I disagree. It’s only hard to go into business if you do it the hard way.
When you’re starting a business, it’s hard to get all your ducks in a row. You have to figure out what business you want to start. (Ideas are everywhere, but which one should you try?) You have to set up your organization, pick a legal entity (LLC or S Corp? Can’t I just be me? No?) You’ll need to get funding. Before that you’ll have to decide how much funding you’re looking for, so that probably means a business plan. (Those are fun, aren’t they?) And you better have great credit. You also need a location, so get started now looking for a building. You’ll need to remodel that building. Probably have a lot of code issues to pay to fix.
You know all this, and there’s a lot more. I’m sure this is what the college adviser in question was talking about. Only the reasonably well-off financially, with excellent connections, business sense, luck and hard work can start a business this way.
But what if you didn’t wait until you had all your ducks in a row? What if you could start when you just had one duck? Well, then, a lot more people could try out a business idea.
If you make tiny retail spaces, you’ll get more tiny retail businesses.

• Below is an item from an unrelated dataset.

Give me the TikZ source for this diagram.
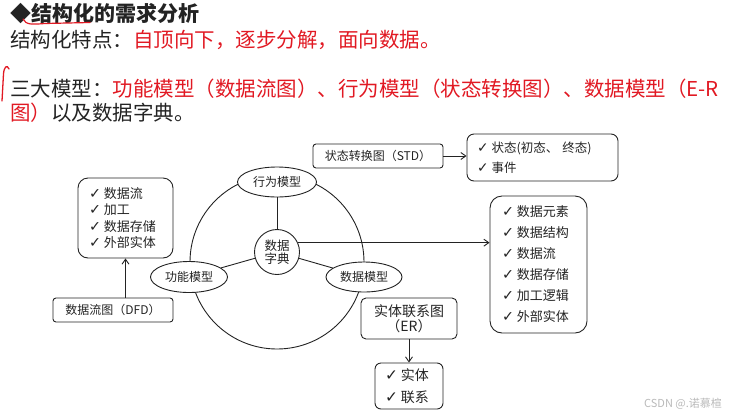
\documentclass[tikz,border=0pt]{standalone}
\usepackage{fontspec}
\setmainfont{Noto Sans CJK SC}
\newfontfamily\dv{DejaVu Sans}
\usetikzlibrary{arrows.meta,shapes.geometric}
\definecolor{hred}{RGB}{225,25,35}
\definecolor{ink}{RGB}{35,35,35}
\newcommand{\ck}{{\dv\bfseries\scalebox{1.1}{✓}}\hspace{3pt}}
\begin{document}
\begin{tikzpicture}[x=1pt,y=-1pt,
  ln/.style={draw=ink,line width=0.9pt},
  arr/.style={ln,-{Straight Barb[length=5pt,width=7pt]}},
  hdr/.style={anchor=base west,inner sep=0pt,text=ink,font=\fontsize{20.5}{20.5}\selectfont},
  lbox/.style={draw=ink,line width=0.9pt,inner ysep=0pt,align=center,text=ink,font=\fontsize{12}{12}\selectfont},
  listbox/.style={draw=ink,line width=0.9pt,inner ysep=0pt,align=left,text=ink},
  ell/.style={ellipse,draw=ink,line width=0.9pt,fill=white,inner sep=0pt,text=ink,font=\fontsize{12}{12}\selectfont}
]
\useasboundingbox (0,0) rectangle (735,418);

% headings
\node[hdr,font=\fontsize{21}{21}\selectfont\bfseries] (title) at (10,21) {◆结构化的需求分析};
\draw[hred,line width=1.2pt,line cap=round] (23,19) .. controls (26,25) and (32,24.5) .. (45,23.5) -- (90,22.5);
\node[hdr] (l2) at (10,47.5) {结构化特点：\textcolor{hred}{自顶向下，逐步分解，面向数据。}};
\node[hdr] (l3) at (10,96.5) {三大模型：\textcolor{hred}{功能模型（数据流图）、行为模型（状态转换图）、数据模型（E-R}};
\node[hdr] (l4) at (10,120.5) {\textcolor{hred}{图）}以及数据字典。};
\draw[hred,line width=1.3pt,line cap=round] (2,101) -- (3.5,74) .. controls (4,67) and (7,64) .. (9,69);

% big circle
\draw[ln] (277,262) circle[radius=87];

% ellipses and data dictionary
\node[ell,minimum width=79pt,minimum height=30pt] (xw) at (277,182) {行为模型};
\node[ell,minimum width=77pt,minimum height=31pt] (gn) at (189,277) {功能模型};
\node[ell,minimum width=76pt,minimum height=30pt] (sj) at (364,277) {数据模型};
\node[circle,draw=ink,line width=0.9pt,fill=white,minimum size=45pt,inner sep=0pt,align=center,text=ink,font=\fontsize{12.5}{12.5}\selectfont] (dd) at (277,252) {数据\\字典};

\draw[ln] (xw) -- (dd);
\draw[ln] (dd) -- (gn);
\draw[ln] (dd) -- (sj);

% boxes
\node[lbox,rounded corners=3pt,minimum width=120pt,minimum height=24pt] (dfd) at (113,310) {数据流图（DFD）};
\node[listbox,rounded corners=10pt,minimum height=80pt,inner xsep=11pt,text width=73pt,font=\fontsize{13}{16.3}\selectfont] (dfdlist) at (125.5,218) {\ck 数据流\\\ck 加工\\\ck 数据存储\\\ck 外部实体};

\node[lbox,rounded corners=3pt,minimum width=130pt,minimum height=24pt] (std) at (378,156) {状态转换图（STD）};
\node[listbox,rounded corners=7pt,minimum height=47pt,inner xsep=10pt,text width=131pt,font=\fontsize{12.5}{20}\selectfont] (stdlist) at (542.5,157.5) {\ck 状态(初态、 终态)\\\ck 事件};

\node[listbox,rounded corners=12pt,minimum height=137pt,inner xsep=12pt,text width=73pt,font=\fontsize{13}{21}\selectfont] (datalist) at (538.5,264.5) {\ck 数据元素\\\ck 数据结构\\\ck 数据流\\\ck 数据存储\\\ck 加工逻辑\\\ck 外部实体};

\node[lbox,rounded corners=5pt,minimum width=96pt,minimum height=41pt,font=\fontsize{14}{15.5}\selectfont] (er) at (409,318.5) {实体联系图\\（ER）};
\node[listbox,rounded corners=6pt,minimum height=46pt,inner xsep=10pt,text width=48pt,font=\fontsize{14}{22}\selectfont] (erlist) at (409,386) {\ck 实体\\\ck 联系};

% connectors
\draw[arr] (dfd.north -| dfdlist.south) -- (dfdlist.south);
\draw[arr] (std.east) -- (std.east -| stdlist.west);
\draw[arr] (dd.24) -- (dd.24 -| datalist.west);
\draw[arr] (er.south) -- (erlist.north);

% watermark
\node[inner sep=0pt,text=gray!55,font=\fontsize{11}{11}\selectfont] (wm) at (683,404) {CSDN @.诺慕楦};
\end{tikzpicture}
\end{document}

If existing businesses offer up a few square feet to other businesses, you’ll get more business ideas tested.
If you start sharing equipment and tools along with lessons, you’ll get more people will making things to sell.
If you do whatever it takes to get better internet, you’ll get more people doing business online.
That’s the purpose of the Innovative Rural Business Models. By letting people start small, even tiny business tests, you’re spreading economic opportunity out to a whole bunch of people who couldn’t do it the hard way.
Don’t expect every potential entrepreneur to get all their ducks in a row. Create the places and opportunities that let people start with just one duck.
Keep shaping the future of your town, Becky
PS – There’s more on this coming next week. But I’d love to hear your “just one duck” stories. Do you know someone who has gone into business in a tiny way as their first step? Hit reply and tell me about it.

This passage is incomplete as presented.